The authors of this article highlight the induction of the supply and training of doctors as an attribute of the PMM. The literature, and the experiences of countries, demonstrates that the poor distribution and localized shortage of doctors should be addressed by a combination of regulatory measures and incentives, from initial training and recruitment, to the installation and settlement of the professional in the workplace. There is no single or lasting solution and there are few methodologically sound evaluations available to measure and compare the levels of impact and cost-effectiveness of different iniciatives9. However, in Brazil, and also worldwide, programs and policies associated with the provision of doctors, which have pragmatic appeal and high political kudos, are designed and implemented even in the absence of relevant evidence.

Although this article highlights the decentralization of medical schools, which was planned in the PMM, it may not have been the main factor that resulted in the influx of doctors to these locations. Furthermore, the PMM accelerated the privatization of medical education in Brazil10, and the massive increase in the number of private jobs was accompanied by a quality assurance plan regarding the courses, as well as the democratization of access to medical education.

The PMM certainly differed from previous attempts, especially in terms of scale, in that it staffed many municipalities and provided a significant overall increase in the number of doctors. However, by simply linking these perspectives to the efforts of private institutions and municipal initiatives, this drastically restricted the options for reform in terms of the graduation and the lifetime of the program.

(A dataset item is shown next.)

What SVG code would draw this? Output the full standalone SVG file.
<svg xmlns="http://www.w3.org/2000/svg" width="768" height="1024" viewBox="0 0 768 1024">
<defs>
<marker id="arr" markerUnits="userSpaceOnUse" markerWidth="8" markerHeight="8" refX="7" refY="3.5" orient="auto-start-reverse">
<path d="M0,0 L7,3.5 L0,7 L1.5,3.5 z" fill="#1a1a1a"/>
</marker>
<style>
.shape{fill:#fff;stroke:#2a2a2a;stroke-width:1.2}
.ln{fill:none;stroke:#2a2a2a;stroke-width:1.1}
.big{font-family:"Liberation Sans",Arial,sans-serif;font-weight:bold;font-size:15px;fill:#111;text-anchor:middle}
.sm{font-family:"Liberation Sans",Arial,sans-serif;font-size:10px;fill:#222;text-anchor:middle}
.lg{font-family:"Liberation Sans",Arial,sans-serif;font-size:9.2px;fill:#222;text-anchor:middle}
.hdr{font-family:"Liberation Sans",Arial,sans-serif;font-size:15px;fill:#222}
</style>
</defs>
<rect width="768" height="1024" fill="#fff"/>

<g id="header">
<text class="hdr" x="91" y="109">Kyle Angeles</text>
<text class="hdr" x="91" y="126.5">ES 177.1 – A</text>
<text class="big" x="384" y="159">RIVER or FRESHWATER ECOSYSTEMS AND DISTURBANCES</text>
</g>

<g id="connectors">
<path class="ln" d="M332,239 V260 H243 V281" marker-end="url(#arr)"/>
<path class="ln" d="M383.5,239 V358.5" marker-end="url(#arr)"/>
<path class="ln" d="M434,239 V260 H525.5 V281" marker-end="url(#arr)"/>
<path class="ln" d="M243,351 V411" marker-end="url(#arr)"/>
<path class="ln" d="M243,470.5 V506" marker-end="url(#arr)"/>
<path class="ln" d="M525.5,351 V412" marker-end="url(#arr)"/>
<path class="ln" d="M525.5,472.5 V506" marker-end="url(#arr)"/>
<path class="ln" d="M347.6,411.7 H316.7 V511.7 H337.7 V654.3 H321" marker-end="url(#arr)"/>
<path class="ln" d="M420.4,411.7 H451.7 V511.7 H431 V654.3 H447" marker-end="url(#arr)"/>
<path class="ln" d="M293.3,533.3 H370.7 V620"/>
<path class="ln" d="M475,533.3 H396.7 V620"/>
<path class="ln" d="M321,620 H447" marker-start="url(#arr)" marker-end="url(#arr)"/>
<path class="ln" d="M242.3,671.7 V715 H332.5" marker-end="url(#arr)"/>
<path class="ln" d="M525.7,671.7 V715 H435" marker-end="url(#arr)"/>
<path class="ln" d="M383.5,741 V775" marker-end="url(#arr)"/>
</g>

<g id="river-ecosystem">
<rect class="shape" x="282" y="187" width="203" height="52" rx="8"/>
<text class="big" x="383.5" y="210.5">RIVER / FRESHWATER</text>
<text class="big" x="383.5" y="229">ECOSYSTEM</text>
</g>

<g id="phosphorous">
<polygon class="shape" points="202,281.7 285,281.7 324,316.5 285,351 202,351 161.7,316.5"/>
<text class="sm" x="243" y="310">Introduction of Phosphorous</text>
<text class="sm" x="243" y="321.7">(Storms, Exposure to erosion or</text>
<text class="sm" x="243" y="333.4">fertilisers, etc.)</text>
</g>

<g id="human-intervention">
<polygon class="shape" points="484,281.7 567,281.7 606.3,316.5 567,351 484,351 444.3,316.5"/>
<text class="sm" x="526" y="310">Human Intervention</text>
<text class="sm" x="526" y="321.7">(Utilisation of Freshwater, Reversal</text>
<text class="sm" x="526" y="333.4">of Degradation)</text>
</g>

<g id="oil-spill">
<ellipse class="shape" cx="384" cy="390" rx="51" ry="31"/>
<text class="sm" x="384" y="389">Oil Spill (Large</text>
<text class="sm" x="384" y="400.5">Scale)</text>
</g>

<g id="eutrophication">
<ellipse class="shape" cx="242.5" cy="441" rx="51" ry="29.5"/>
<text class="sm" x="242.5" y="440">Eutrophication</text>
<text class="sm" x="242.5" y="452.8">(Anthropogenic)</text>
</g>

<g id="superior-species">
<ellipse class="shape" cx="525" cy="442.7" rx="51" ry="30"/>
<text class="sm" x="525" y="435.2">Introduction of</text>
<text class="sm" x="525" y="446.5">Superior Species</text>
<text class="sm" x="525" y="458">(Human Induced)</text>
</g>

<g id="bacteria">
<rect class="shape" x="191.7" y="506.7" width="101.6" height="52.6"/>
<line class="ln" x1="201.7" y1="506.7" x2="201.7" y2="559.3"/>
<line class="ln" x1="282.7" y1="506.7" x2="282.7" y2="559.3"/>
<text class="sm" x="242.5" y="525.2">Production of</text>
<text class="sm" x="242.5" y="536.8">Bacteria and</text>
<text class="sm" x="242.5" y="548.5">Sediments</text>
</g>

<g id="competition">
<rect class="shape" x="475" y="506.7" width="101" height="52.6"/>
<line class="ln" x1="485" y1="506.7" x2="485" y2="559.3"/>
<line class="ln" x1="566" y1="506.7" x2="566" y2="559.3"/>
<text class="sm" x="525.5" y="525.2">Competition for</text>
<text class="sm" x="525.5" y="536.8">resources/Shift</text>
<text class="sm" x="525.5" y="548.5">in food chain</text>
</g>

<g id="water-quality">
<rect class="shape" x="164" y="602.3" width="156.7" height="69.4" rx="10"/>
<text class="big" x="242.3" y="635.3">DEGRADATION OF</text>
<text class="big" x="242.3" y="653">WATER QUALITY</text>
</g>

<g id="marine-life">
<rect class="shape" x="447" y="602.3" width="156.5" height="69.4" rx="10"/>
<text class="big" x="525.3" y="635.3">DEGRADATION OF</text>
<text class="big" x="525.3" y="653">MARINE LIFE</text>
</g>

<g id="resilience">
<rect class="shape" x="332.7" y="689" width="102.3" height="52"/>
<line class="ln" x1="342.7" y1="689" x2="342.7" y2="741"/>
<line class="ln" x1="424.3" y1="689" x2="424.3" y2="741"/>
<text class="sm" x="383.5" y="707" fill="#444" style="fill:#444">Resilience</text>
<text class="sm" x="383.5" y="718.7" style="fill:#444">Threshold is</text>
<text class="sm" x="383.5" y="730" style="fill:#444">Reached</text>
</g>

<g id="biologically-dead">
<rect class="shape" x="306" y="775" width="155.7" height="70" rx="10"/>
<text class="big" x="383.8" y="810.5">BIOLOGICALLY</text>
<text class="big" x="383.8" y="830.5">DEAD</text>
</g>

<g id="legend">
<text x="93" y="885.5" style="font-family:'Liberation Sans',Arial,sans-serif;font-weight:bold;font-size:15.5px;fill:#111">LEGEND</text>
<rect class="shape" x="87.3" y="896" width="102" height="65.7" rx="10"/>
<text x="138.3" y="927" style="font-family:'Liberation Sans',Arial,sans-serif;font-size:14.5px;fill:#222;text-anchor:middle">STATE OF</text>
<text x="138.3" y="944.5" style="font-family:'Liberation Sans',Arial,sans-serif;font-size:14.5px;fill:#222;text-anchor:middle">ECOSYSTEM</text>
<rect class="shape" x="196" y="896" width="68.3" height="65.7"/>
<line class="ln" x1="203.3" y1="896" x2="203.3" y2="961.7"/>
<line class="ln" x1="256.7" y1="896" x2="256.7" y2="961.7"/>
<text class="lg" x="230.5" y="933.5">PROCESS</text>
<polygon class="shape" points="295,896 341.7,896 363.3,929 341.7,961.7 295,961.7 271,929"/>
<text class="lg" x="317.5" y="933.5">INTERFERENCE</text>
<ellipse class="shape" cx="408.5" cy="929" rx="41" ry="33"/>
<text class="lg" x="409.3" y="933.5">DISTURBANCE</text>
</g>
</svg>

Calculated in terms of administrations that only last four years, party political support for the program was given in the form of substantial funds for the network of support, supervision, training, research and advertising.

Although it is plausible to argue that the PMM attempted to take control of the regulation of the total number of doctors in the country, confronted professional corporations (which intensified ideological conflicts), and restricted the control of medical institutions of residential homes and specializations, it is an exaggeration to claim that the PMM “redefined the relationship of the SUS with the medical profession”.

There are more than 420,000 doctors in Brazil and they represent a mosaic of identities, profiles and backgrounds, with numerous possibilities of integration within the labor market, which is often juxtaposed and dynamic throughout their working lives. Nevertheless, 73% of Brazilian doctors work within the ambit of the SUS11 and they interact with the public system and its service users in various ways, with varying degrees of relationship, time, commitment, engagement and response capacity. Taken together, public hospitals and the SUS primary care network are the largest employers of doctors in Brazil.

Inadequate training, elitism and individual choices can result in doctors working outside the public sector, especially in small cities and suburban areas, but what plays a much more decisive role in the shortage of doctors is the structural dismantling of the SUS, which has imploded due to a lack of public finance, as well as the incentives for the growth of the private health market and the subsidized expansion of the private healthcare network. The extensive waiting lists for appointments, examinations and elective surgeries, which are generated by the lack of specialists in secondary care and public outpatient care, due to the fact that these doctors are concentrated in isolated and private clinics, is an eloquent example of the failure of the Brazilian health system.